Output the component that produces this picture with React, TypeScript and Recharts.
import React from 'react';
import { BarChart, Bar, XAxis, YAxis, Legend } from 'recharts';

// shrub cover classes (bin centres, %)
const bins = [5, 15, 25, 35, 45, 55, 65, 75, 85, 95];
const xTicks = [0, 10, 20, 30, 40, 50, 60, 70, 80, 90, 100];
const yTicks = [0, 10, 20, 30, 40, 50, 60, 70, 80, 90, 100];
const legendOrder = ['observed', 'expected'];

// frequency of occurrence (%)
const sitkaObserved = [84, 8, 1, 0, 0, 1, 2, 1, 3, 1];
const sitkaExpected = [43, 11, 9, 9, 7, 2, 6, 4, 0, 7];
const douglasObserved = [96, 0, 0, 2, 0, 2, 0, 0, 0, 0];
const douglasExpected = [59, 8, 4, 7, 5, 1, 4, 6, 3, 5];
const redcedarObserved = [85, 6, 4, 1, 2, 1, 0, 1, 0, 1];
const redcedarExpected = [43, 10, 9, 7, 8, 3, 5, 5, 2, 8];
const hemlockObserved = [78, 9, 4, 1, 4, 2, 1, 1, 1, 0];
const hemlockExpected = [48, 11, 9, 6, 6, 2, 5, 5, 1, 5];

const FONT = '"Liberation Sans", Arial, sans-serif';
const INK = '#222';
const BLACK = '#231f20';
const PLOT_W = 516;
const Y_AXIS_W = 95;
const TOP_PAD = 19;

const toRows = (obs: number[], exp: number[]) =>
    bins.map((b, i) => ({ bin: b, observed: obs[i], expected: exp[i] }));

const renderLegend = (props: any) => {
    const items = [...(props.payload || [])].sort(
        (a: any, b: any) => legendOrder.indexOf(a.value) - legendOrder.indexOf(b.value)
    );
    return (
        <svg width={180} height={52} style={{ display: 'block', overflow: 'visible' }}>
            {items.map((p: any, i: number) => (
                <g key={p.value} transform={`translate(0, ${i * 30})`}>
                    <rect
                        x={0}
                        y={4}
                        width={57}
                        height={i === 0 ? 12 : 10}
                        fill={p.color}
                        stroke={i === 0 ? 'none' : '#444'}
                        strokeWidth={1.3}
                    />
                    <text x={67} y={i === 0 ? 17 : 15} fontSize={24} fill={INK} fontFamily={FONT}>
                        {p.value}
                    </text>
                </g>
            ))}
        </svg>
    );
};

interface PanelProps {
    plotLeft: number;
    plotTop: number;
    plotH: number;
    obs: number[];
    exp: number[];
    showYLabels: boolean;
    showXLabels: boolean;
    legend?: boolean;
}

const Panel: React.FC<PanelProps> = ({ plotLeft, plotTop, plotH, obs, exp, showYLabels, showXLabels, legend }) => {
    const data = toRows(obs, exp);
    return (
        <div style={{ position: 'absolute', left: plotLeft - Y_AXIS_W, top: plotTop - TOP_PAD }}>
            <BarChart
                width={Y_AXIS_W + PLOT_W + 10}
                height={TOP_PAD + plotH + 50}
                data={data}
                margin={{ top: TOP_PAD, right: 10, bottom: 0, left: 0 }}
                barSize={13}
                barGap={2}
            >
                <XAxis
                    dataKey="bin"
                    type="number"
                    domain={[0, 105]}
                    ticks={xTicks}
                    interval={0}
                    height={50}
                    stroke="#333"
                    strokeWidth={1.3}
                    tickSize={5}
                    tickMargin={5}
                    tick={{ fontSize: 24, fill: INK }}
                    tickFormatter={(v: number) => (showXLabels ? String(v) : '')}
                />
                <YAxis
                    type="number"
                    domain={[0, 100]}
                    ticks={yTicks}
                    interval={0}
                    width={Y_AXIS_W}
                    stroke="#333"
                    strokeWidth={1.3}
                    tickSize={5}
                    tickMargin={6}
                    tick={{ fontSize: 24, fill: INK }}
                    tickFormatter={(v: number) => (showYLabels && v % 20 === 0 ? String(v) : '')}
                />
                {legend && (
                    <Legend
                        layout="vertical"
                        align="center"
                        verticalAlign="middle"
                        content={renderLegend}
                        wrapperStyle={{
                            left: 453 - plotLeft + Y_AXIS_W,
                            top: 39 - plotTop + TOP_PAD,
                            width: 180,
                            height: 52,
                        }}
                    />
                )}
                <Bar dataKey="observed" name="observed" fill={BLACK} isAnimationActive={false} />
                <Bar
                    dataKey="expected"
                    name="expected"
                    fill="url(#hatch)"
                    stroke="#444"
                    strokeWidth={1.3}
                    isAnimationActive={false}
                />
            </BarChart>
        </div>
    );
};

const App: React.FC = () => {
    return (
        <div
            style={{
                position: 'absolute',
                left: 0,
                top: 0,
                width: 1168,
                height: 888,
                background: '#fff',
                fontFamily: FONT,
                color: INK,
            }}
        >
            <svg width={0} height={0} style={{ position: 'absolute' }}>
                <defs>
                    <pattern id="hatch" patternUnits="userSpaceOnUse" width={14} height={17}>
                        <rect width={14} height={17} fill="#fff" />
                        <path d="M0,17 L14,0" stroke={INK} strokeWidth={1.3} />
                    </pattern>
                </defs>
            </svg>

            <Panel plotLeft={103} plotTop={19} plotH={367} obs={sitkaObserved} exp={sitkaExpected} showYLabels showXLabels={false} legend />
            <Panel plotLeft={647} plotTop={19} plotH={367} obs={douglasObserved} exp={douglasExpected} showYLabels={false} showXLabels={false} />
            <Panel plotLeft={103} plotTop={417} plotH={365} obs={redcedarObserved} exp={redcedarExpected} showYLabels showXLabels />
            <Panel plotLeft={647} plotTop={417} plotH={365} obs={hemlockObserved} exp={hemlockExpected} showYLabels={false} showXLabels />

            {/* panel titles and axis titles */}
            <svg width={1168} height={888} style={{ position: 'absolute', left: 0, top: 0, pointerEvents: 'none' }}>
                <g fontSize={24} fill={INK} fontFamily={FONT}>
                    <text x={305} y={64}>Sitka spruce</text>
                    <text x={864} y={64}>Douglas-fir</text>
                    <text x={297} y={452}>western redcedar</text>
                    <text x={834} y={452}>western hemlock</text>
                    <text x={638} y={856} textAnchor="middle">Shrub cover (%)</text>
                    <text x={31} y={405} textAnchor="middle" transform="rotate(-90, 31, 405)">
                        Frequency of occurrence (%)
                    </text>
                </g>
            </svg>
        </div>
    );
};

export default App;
* * *
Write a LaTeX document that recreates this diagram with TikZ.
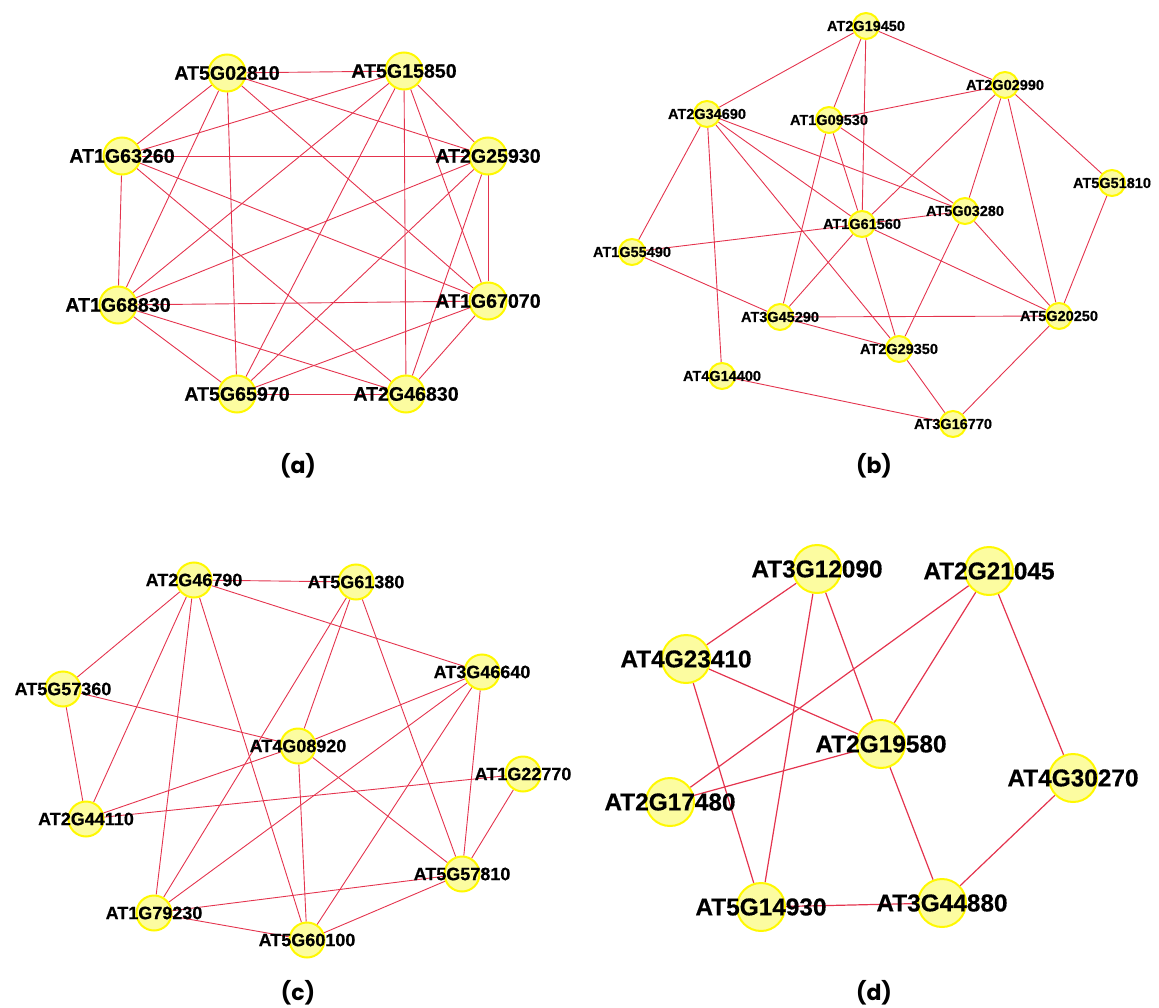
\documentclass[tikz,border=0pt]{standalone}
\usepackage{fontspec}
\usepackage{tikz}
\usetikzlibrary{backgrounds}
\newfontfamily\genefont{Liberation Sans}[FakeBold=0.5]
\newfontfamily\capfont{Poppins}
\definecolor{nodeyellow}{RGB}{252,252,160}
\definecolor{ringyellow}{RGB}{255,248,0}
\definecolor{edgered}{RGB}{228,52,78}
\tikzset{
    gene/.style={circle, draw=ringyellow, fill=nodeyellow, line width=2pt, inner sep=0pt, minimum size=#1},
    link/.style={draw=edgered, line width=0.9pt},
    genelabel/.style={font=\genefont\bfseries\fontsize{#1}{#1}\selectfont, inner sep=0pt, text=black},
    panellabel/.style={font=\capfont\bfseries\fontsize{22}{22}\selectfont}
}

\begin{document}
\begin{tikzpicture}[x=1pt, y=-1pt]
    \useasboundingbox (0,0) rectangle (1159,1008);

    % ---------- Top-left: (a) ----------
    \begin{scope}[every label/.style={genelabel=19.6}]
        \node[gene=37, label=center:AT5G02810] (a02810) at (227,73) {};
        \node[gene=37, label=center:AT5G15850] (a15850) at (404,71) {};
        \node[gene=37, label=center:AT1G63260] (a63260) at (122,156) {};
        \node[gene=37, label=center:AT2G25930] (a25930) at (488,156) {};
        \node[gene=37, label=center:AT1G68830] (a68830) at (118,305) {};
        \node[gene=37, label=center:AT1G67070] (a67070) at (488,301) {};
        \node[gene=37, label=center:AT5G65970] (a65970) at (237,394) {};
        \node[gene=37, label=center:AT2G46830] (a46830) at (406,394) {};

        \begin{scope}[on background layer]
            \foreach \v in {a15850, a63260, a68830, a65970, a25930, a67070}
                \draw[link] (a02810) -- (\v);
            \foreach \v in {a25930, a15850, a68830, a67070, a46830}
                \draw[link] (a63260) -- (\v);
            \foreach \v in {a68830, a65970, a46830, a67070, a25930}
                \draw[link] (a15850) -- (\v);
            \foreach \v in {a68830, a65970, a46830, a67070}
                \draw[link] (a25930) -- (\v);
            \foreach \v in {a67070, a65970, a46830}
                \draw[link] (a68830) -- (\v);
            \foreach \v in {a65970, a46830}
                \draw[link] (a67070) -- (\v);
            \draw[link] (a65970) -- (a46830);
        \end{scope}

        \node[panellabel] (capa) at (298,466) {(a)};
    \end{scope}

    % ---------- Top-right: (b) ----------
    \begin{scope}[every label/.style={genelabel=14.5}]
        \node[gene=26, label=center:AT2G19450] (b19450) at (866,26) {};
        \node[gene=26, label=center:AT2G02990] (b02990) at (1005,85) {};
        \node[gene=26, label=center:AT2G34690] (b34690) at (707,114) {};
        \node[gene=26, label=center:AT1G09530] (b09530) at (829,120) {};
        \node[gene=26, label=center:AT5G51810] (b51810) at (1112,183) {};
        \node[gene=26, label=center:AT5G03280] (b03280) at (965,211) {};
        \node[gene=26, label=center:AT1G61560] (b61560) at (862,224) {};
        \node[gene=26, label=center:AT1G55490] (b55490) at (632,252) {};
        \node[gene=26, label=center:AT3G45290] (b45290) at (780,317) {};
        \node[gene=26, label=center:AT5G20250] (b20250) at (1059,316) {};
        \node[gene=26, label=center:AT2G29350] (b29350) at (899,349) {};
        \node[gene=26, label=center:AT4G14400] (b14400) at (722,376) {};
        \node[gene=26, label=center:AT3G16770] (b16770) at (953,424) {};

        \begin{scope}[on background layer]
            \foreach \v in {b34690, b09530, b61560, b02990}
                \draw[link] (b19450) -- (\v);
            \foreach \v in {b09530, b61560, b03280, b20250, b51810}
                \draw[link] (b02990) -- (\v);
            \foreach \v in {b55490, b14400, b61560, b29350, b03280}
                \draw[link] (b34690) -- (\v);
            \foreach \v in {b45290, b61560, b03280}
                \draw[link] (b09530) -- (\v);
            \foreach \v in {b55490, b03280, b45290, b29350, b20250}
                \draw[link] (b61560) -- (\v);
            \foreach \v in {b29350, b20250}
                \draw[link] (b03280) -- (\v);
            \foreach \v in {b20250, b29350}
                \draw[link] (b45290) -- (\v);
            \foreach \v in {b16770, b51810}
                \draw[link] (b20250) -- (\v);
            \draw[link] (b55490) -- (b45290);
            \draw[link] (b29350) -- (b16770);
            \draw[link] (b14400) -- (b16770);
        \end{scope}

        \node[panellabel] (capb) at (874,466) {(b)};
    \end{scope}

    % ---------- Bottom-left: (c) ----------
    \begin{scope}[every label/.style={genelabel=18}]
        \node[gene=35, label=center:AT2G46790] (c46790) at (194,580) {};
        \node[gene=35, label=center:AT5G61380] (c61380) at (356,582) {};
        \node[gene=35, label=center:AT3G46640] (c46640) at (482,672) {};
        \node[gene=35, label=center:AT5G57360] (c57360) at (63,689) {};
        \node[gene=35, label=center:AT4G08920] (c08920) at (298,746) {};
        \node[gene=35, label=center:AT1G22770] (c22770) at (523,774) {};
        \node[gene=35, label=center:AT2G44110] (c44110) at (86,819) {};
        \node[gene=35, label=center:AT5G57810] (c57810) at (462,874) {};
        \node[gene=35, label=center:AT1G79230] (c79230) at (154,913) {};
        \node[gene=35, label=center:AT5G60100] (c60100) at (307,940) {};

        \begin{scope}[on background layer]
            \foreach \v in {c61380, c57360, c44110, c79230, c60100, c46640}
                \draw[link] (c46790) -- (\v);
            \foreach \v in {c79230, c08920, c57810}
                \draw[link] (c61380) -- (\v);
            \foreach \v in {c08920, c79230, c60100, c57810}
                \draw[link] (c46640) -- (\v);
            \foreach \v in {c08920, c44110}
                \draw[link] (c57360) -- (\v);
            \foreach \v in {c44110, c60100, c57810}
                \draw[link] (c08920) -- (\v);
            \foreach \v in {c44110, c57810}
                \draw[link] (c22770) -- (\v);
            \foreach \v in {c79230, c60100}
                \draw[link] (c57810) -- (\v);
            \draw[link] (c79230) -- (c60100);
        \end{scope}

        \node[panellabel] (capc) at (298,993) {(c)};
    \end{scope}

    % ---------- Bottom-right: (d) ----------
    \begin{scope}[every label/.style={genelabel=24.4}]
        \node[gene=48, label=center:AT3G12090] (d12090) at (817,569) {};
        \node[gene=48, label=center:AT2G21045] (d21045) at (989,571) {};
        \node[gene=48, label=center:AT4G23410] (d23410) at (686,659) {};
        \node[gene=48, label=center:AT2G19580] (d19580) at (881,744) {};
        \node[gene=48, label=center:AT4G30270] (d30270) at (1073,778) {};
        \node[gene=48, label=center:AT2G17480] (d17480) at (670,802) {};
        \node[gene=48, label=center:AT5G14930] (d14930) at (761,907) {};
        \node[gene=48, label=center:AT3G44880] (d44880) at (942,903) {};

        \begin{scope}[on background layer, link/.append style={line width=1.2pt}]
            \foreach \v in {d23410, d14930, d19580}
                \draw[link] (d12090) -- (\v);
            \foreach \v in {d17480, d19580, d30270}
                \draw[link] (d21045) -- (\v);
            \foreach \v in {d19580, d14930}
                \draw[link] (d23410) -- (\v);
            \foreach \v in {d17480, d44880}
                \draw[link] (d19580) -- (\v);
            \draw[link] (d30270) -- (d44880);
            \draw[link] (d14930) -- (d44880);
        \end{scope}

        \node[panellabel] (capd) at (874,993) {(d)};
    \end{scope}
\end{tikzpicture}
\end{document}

**WORK TO DO**
Transcribe the records above exactly, beginning at the line that contains "Output the component" and ending with the line that contains "const legendOrder = ['observed', 'expected'];", both included, and nothing else.

**RESULT FOR THIS TASK**
Output the component that produces this picture with React, TypeScript and Recharts.
import React from 'react';
import { BarChart, Bar, XAxis, YAxis, Legend } from 'recharts';

// shrub cover classes (bin centres, %)
const bins = [5, 15, 25, 35, 45, 55, 65, 75, 85, 95];
const xTicks = [0, 10, 20, 30, 40, 50, 60, 70, 80, 90, 100];
const yTicks = [0, 10, 20, 30, 40, 50, 60, 70, 80, 90, 100];
const legendOrder = ['observed', 'expected'];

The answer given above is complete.